Tout ça semblerait traditionnel si Martin Caparros ne prenait des chemins détournés pour nous conter le destin de Juan Domingo Remondo, dit Nito. D’ailleurs, est-ce bien le récit de sa vie ou une invention de Nito devenu « la personnalité qu’on a vue le plus sur les écrans argentins au cours des mois qui ont suivi la Révélation : convoqué à toutes les émissions pour donner des détails, des précisions, raconter l’histoire de sa vie. Nito l’avait apprise par cœur et était capable de la répéter sans commettre d’erreurs » ? Car enfin, est-ce bien raisonnable de commencer le récit de sa vie par celui, souvent très cru, des ébats de ses parents avant conception ? Et qu’est-ce donc que ces étranges et courts chapitres en italique qui s’intercalent entre ceux de la vie de Nito ? Qui est dont ce Pitu Carpanta ? Un artiste, semble-t-il, « un des chefs de file de l’avant-garde portègne des années 1960 », qui entend bien révolutionner le monde de l’art avec un nouveau concept : les living (savoir s’il faut ou non mettre un s au pluriel est encore en discussion…). S’il ne faut bien sûr rien en dire, sachez que l’idée est bien moins vivante que l’anglicisme le laisse entendre et qu’un certain Barjavel l’a jadis exploitée (dans un roman par ailleurs détestable).

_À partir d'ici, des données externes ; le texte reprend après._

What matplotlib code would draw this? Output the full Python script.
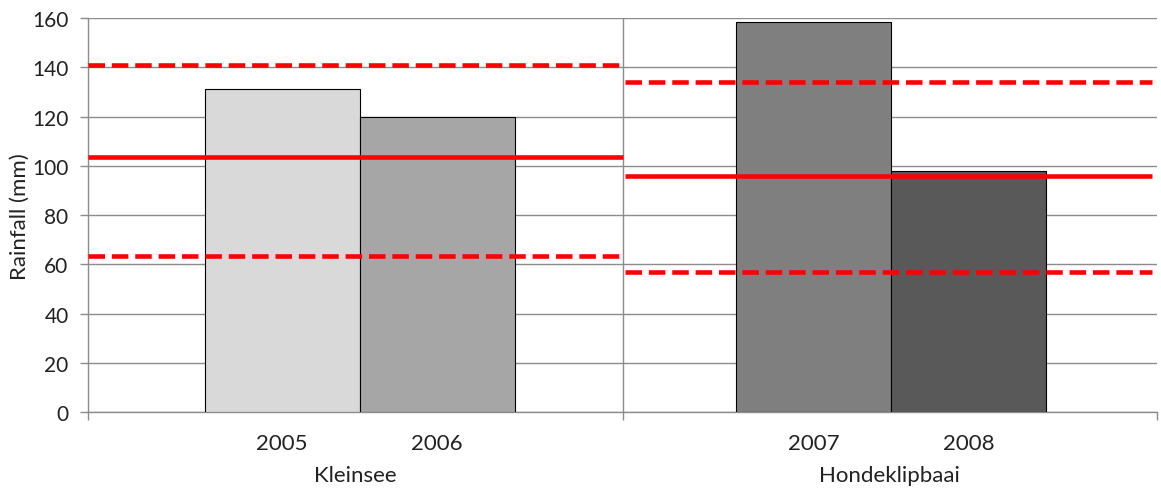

Malgré quelques longueurs parfois, le rire l’emporte car le regard que Martin Caparros pose sur la société argentine contemporaine est féroce. L’épilogue en particulier, qui liste les conséquences du Mouvement Living. Exemple : « l’industrie de l’embaumement est évidemment en passe de devenir l’un des moteurs de l’économie nationale ». Il n’est pas tendre non plus avec la religion, l’art et la mère argentine (qui se gave de telenovelas). Gageons qu’en Argentine, cet humour-là doit faire grincer des dents.

Living

Martín Caparrós traduit de l’espagnol par Isabelle Gugnon
Buchet-Chastel, 2013
ISBN : 978-2-283-02642-7 – 556 pages – 24 €

Los Living, parution en Argentine : 2011

12 commentaires sur “Living de Martin Caparros

  1. ça faisait longtemps que tu n’avais pas parlé d’un roman d’Amérique Latine.
    Moi j e me méfie de leur littérature surtout quand elle est déjantée , je suis assez imperméable et je n’arrive pas à comprendre pourquoi, je crois que ne pas connaître l ‘espagnol y est pour beaucoup.
    Pourtant j’apprécie beaucoup d’auteurs espagnols ..
    Bref pas sûre que je retienne ce titre
    mais merci pour ce billet
    Luocine

    1. J’ai un autre argentin pour dans pas longtemps ! Et oui, parfois c’est assez bizarre mais ici, c’est tout à fait abordable, pas délirant dans le sens où au bout d’un moment, tu ne comprends plus ce que tu lis et tu dois recommencer (ça m’arrive parfois avec certains Latinos particulièrement complexes…).